Por supuesto que no. Los medios masivos son los únicos con la capacidad de crear conversaciones masivas. Son los únicos con la capacidad de crear una conversación nacional de verdad. Los únicos con la capacidad de crear referentes que todos los peruanos podamos reconocer y en los que podamos reconocernos. De unirnos. El problema está en que desde los años 90 han rehuido de esa responsabilidad. Al inicio, por sobornos; después, por el desconcierto ante las nuevas tecnologías y ante la alteración de su modelo de negocio.
Sin mencionar, por supuesto, un factor extra: la petulancia –en la que muchos periodistas hemos caído– de creer que su libertad de expresión está por encima de la libertad de información de la gente.

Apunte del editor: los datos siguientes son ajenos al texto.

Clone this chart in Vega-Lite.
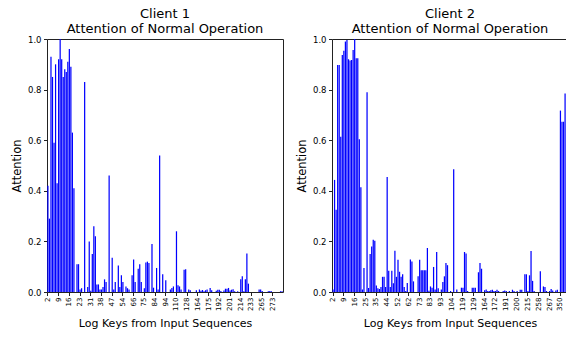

Por todo esto es importante que la gente, que el público, que todos los peruanos –no algunos: todos– exijamos una labor correcta de ellos. Por supuesto, siempre habrán sesgos, errores y favoritismos pero lo ideal es que no sean tan descarados, que no sean tan evidentes, que no sean tan sinvergüenzas. Exigir una perfección inmaculada es ridículo pero sí hay que reclamar que sea una labor cuyo público seamos todos y no solo un sector (y no solo el sector que financian el aparato productivo de estos canales).
No es tan difícil y ni siquiera es tan inconveniente para ellos: de hecho, acabaría con un sector de su competencia. Con nosotros. Los medios masivos deberían alcanzar un estándar suficiente como para que todos estos medios «alternativos» o «independientes» podamos desaparecer sin que a nadie le importe. De nuestro lado, al menos, esa tendría que ser la meta: lograr que el público exija de esos medios masivos una suficiencia que nos convierta, a los demás, en redundantes. Pocas cosas serían tan satisfactorias como perderse en el olvido.